Purging syndromes (PS), including Purging Disorder (PD) and Bulimia Nervosa (BN), are eating disorders marked by purging and associated with severe health complications, disability, and increased suicide risk/mortality. While data support the concurrent validity of PD and BN as separate syndromes, limited longitudinal data exist describing the outcome of PD to support the predictive validity of this distinction. If outcome and predictors of outcome differ between PD and BN, then PD should be added as a separate diagnosis in future editions of the DSM. If PD and BN do not differ in outcome or predictors of outcome, then BN's definition should be expanded to include PD. Lack of evidence-based treatments for PD and poor treatment outcomes in BN suggest that a better understanding of predictors of outcome is needed to develop more efficacious treatments. Importantly, an improved understanding requires integration of psychological and biological factors in models of eating disorder maintenance. The proposed Ruth L. Kirschstein National Research Service Award (NRSA) is a thirty-month program of training and research focused on translational clinical neuroscience that will prepare the applicant to pursue a research career dedicated to understanding risk and maintenance factors for eating disorders. In addition to completing requirements of the applicant's doctoral program, the proposed training program will inform the proposed longitudinal study through graduate training in neuroscience coursework, a lab rotation, and instruction in hormonal assays, advanced training in statistical methods, ethics, and grant-writing, and statistical mentorship. A community-based sample of 219 women (88 PD; 131 BN) will be recruited from two prior NIMH funded studies. Participants will be invited to complete assessments a mean (SD) of 10.89 (3.21) years after initial assessments.

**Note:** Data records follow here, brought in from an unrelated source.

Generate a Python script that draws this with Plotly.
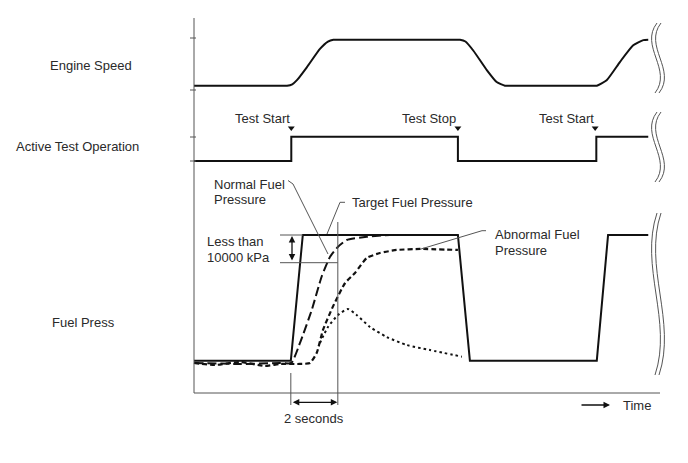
import plotly.graph_objects as go

# ---------------- data (time in seconds, signals normalised 0..1) ----------------
engine_t = [0, 3.5, 3.80, 3.96, 4.18, 4.38, 4.80, 5.36, 5.70, 5.93, 6.15, 6.5,
            10.8, 11.10, 11.32, 11.55, 11.89, 12.46, 12.88, 13.23, 13.45, 13.8,
            16.6, 16.92, 17.14, 17.56, 18.13, 18.69, 19.12, 19.33]
engine_v = [0, 0, 0, 0, 0.03, 0.12, 0.40, 0.80, 0.96, 1, 1, 1,
            1, 1, 1, 0.96, 0.76, 0.34, 0.08, 0, 0, 0,
            0, 0, 0, 0.12, 0.52, 0.88, 0.99, 1.0]

active_t = [0, 4.14, 11.23, 17.12, 19.33]
active_v = [0, 1, 0, 1, 1]
test_marks_t = [4.14, 11.23, 17.07]
test_marks_label = ["Test Start", "Test Stop", "Test Start"]

target_t = [0, 4.12, 4.63, 11.23, 11.74, 17.14, 17.62, 19.33]
target_v = [0, 0, 1, 1, 0, 0, 1, 1]

normal_t = [0, 1.96, 3.66, 4.14, 4.51, 5.01, 5.43, 5.79, 6.13, 6.50, 7.35, 8.34, 9.0]
normal_v = [-0.018, -0.026, -0.018, -0.018, 0.141, 0.403, 0.668, 0.827, 0.907, 0.960, 0.986, 1.0, 1.0]

abnormal_t = [0, 0.89, 1.96, 3.02, 3.66, 4.51, 4.94, 5.22, 5.49, 5.91, 6.43, 6.85, 7.35, 7.91,
              8.62, 9.62, 11.23]
abnormal_v = [-0.018, -0.034, -0.010, -0.042, -0.026, -0.026, -0.018, 0.061, 0.245, 0.430,
              0.618, 0.698, 0.817, 0.857, 0.881, 0.889, 0.881]

dotted_t = [5.36, 5.70, 6.13, 6.55, 6.92, 7.49, 8.20, 9.05, 10.04, 11.40]
dotted_v = [0.141, 0.268, 0.364, 0.411, 0.364, 0.268, 0.189, 0.125, 0.085, 0.032]

two_sec = [4.12, 6.12]

# ---------------- layout helpers (pixel anchors) ----------------
W, H = 688, 463
PXS = 23.5          # pixels per second
X0 = 194            # pixel of t = 0


def yrange(p0, p1):
    s = p0 - p1
    r1 = p0 / s
    return [r1 - H / s, r1]


def tx(t):
    return X0 + t * PXS


FONT = dict(family="Liberation Sans, Arial, sans-serif", size=13, color="#2a2a2a")
BLK = "#111"
GRY = "#555"

fig = go.Figure()

# engine speed
fig.add_trace(go.Scatter(x=engine_t, y=engine_v, mode="lines", yaxis="y",
                         line=dict(color=BLK, width=2, shape="spline", smoothing=0.5)))
# active test
fig.add_trace(go.Scatter(x=active_t, y=active_v, mode="lines", yaxis="y2",
                         line=dict(color=BLK, width=2, shape="hv")))
fig.add_trace(go.Scatter(x=test_marks_t, y=[1.36] * 3, mode="markers", yaxis="y2",
                         marker=dict(symbol="triangle-down", size=6, color=BLK)))
# fuel pressure
fig.add_trace(go.Scatter(x=target_t, y=target_v, mode="lines", yaxis="y3",
                         line=dict(color=BLK, width=2)))
fig.add_trace(go.Scatter(x=normal_t, y=normal_v, mode="lines", yaxis="y3",
                         line=dict(color=BLK, width=2, dash="9px,4px", shape="spline", smoothing=0.5)))
fig.add_trace(go.Scatter(x=abnormal_t, y=abnormal_v, mode="lines", yaxis="y3",
                         line=dict(color=BLK, width=2.2, dash="5px,3px", shape="spline", smoothing=0.5)))
fig.add_trace(go.Scatter(x=dotted_t, y=dotted_v, mode="lines", yaxis="y3",
                         line=dict(color=BLK, width=2, dash="2.5px,3px", shape="spline", smoothing=0.6)))
# dummy trace for the pixel overlay axes
fig.add_trace(go.Scatter(x=[0], y=[0], xaxis="x2", yaxis="y4", mode="markers",
                         marker=dict(size=0.1, opacity=0)))

shapes = []


def line(x0, y0, x1, y1, color=GRY, width=1):
    shapes.append(dict(type="line", xref="x2", yref="y4", x0=x0, y0=y0, x1=x1, y1=y1,
                       line=dict(color=color, width=width)))


# frame
line(194, 18, 194, 393)
line(194, 393, 660, 393)
for yy in (38, 90, 137, 161):
    line(190, yy, 196, yy)

# 10000 kPa band helpers
line(280, 235, 303, 235)
line(280, 262.7, 337.7, 262.7)
x2s = tx(two_sec[1])
x1s = tx(two_sec[0])
line(x2s, 222, x2s, 405)
line(x1s, 373, x1s, 405)

# leader lines
line(288, 180.5, 293, 184)
line(293, 184, 328, 254)
line(340, 202.3, 345, 202.3)
line(340, 202.3, 327, 234)
line(482, 230.7, 486, 230.7)
line(482, 230.7, 420, 249.3)

# break symbols
for ya, yb in ((23, 93), (112, 182), (213, 375)):
    h = yb - ya
    for off in (0, 4):
        shapes.append(dict(type="path", xref="x2", yref="y4",
                           path=f"M {657+off},{ya} C {639+off},{ya+0.33*h} {673+off},{yb-0.33*h} {655+off},{yb}",
                           line=dict(color=GRY, width=1)))

annotations = []


def text(x, y, s, anchor="left"):
    annotations.append(dict(x=x, y=y, xref="x2", yref="y4", text=s, showarrow=False,
                            xanchor=anchor, yanchor="middle", font=FONT))


def arrow(x, y, axp, ayp, both=False, head=2):
    annotations.append(dict(x=x, y=y, ax=axp, ay=ayp, xref="x2", yref="y4", axref="x2", ayref="y4",
                            text="", showarrow=True, arrowhead=head, startarrowhead=head,
                            arrowsize=1, startarrowsize=1, arrowwidth=1.3, arrowcolor=BLK,
                            arrowside="end+start" if both else "end"))


text(91, 65, "Engine Speed", "center")
text(77.5, 146, "Active Test Operation", "center")
text(83, 322, "Fuel Press", "center")
for t, lab in zip(test_marks_t, test_marks_label):
    text(tx(t) - 29, 118, lab, "center")
text(212, 184, "Normal Fuel")
text(212, 199.5, "Pressure")
text(350, 202, "Target Fuel Pressure")
text(493, 234, "Abnormal Fuel")
text(493, 250, "Pressure")
text(205, 241.7, "Less than")
text(205, 257.3, "10000 kPa")
text((x1s + x2s) / 2, 418, "2 seconds", "center")
text(621, 405, "Time")

arrow(292, 236, 292, 262, both=True)
arrow(x2s - 0.5, 402.3, x1s + 0.5, 402.3, both=True)
arrow(610, 405, 580, 405)

fig.update_layout(
    width=W, height=H, margin=dict(l=0, r=0, t=0, b=0),
    paper_bgcolor="white", plot_bgcolor="white", showlegend=False, hovermode=False,
    xaxis=dict(range=[-X0 / PXS, (W - X0) / PXS], visible=False, domain=[0, 1]),
    xaxis2=dict(range=[0, W], visible=False, overlaying="x"),
    yaxis=dict(range=yrange(85.7, 39.7), visible=False, domain=[0, 1]),
    yaxis2=dict(range=yrange(161, 136.7), visible=False, overlaying="y"),
    yaxis3=dict(range=yrange(360.7, 235), visible=False, overlaying="y"),
    yaxis4=dict(range=[H, 0], visible=False, overlaying="y", anchor="x2"),
    shapes=shapes, annotations=annotations,
)

fig.write_html("out.html", config=dict(displayModeBar=False))
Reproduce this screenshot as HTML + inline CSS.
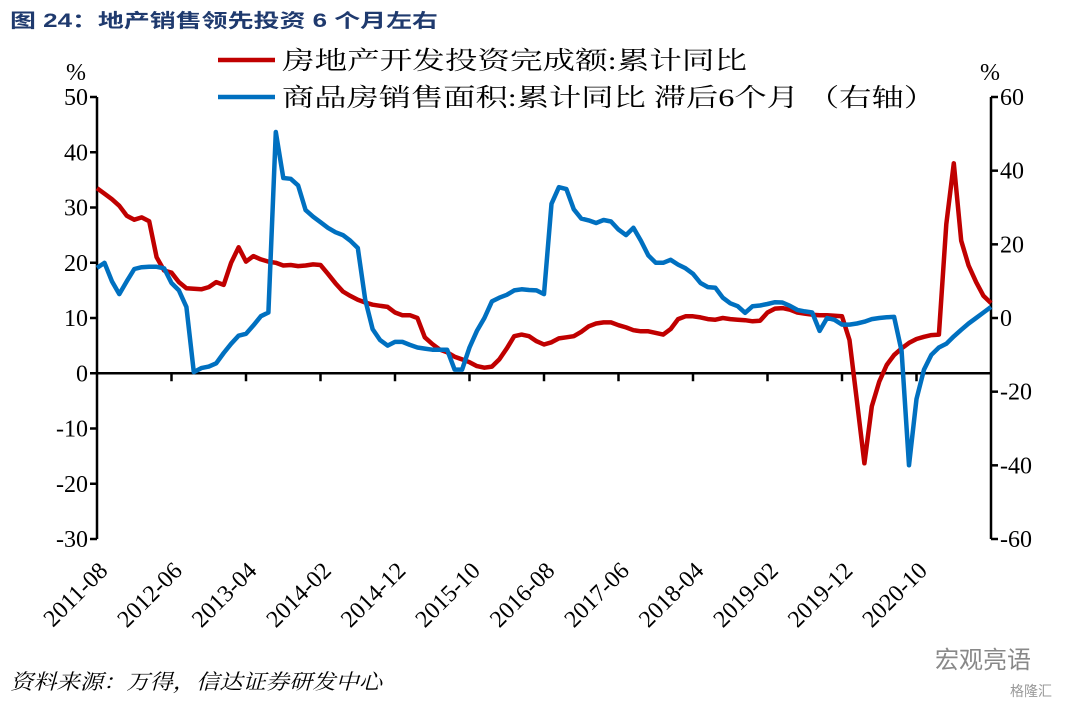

The specific aims are to 1) examine the predictive validity of the distinction between PD and BN, 2) evaluate cognitive, cognitive-affective, behavioral, and physiological predictors of PS outcome in order to inform future treatment development, and 3) evaluate if predictors of outcome (Aim 2) differ between PD and BN in exploratory analyses.
For Aim 1, the applicant hypothesizes that PD will be associated with better outcome compared to BN and diagnostic distinctions between disorders will demonstrate longitudinal stability.
For Aim 2, the applicant predicts that more severe shape concerns (a self-reported cognitive factor), more frequent loss of control eating (a self- reported cognitive-affective factor), greater eating episode size (a behavioral factor), lowe leptin concentrations (a physiological factor), and blunted postprandial cholecystokinin response (a physiological factor) will be associated with worse outcome. This study will inform the conceptualization of PD and BN and may identify multiple points of opportunity for intervention. Completing the proposed training program and research will prepare the applicant to conduct cutting-edge translational research necessary to improve the understanding and treatment of eating disorders.
Eating disorders are associated with significant impairment, increased mortality, and poor treatment outcomes. This training program will provide the applicant with integrated training in basic neuroscience and clinical science through coursework, a neuroscience lab rotation, and instruction in hormonal assays, and by supporting a research project that will identify cognitive, cognitive-affective, behavioral, and physiological predictorsof eating disorder outcome. This project will provide information crucial for improving the understanding and treatment of eating disorders and prepare the applicant for a career dedicated to understanding eating disorder risk and maintenance.